Monday, May 14, 2012

Safe Space Radio - Violence and Shame w/ Dr. Jim Gilligan

Good information - when children grow up with shame, when they become teens and adults, shame and disrespect become triggers for dysfunction. And if those kids grow up in a place where violence is endemic, then that dysfunction will often take violence as its form.

Dr. James Gillligan is the author of several books, including Violence: Reflections on a National Epidemic and Preventing Violence: Prospects for Tomorrow. He believes that punishment does not work - we must educate and raise mentally healthy children.


Violence and Shame

An interview with psychiatrist, Dr. Jim Gilligan, former mental health director for the prison system in Massachusetts, and the author of three books on violence.   Dr. Gilligan reports that many of his patients told him that they had committed murder and other acts of violence because they felt disrespected.  He reports that for these men, feeling treated as if they were one down, weak or inferior was intolerable, and that violence was their only means of reclaiming pride or self-esteem.  He also observes that punishment tends to generate violence, both in parenting and in our penal system.  Punishment relieves people of  the guilt (that inhibits violence), but increases their shame, which fuels violent acting out.  Under his tenure, the only prison program that successfully reduced recidivism to zero,  was offering course toward a college degree. In those men who completed the program, they now had non-violent means of reclaiming their self-esteem, and feeling less ashamed.


This show aired on April 25th, 2012.
For a little added education, here is a lecture from Dr. Gilligan on education as a preventative for violence.




Dr. James Gilligan - Youth and violence The role of education inspiring solutions


Dr. James Gilligan is on the faculty of New York University where he is Clinical Professor of Psychiatry in the School of Medicine, Adjunct Professor in the School of Law, and Collegiate Professor in the School of Arts and Science. He is married to Carol Gilligan.

For 30 years, Dr. Gilligan was on the faculty of the Department of Psychiatry at the Harvard Medical School, where he directed the mental health and violence prevention services for the Massachusetts prison system. He has served as a consultant on violent crime and punishment, including war crimes, throughout the United States and around the world.

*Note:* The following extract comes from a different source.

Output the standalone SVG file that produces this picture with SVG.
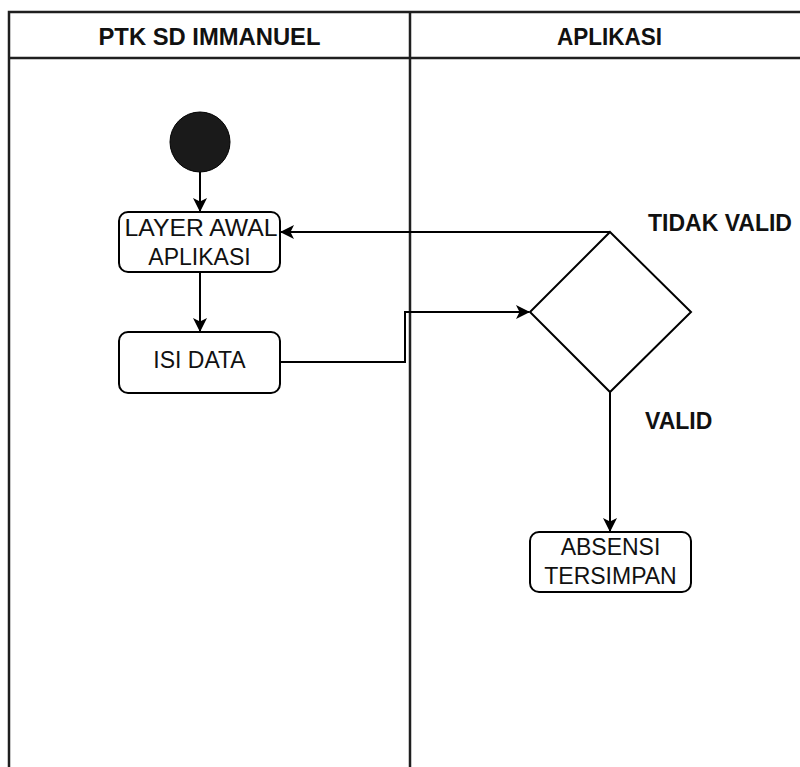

Dr. Gillligan is the author of several works, including Violence: Reflections on a National Epidemic and Preventing Violence: Prospects for Tomorrow. In his writings, Dr Gilligan argues that overwhelming feelings of shame and humiliation lie at the root of both individual and collective violence; violence in its many forms thus becomes a desperate and risky attempt to gain respect and recognition.

Dr. Gilligan has become one of the leading exponents of shifting our emphasis from punishing violence after it occurs to preventing it before it happens.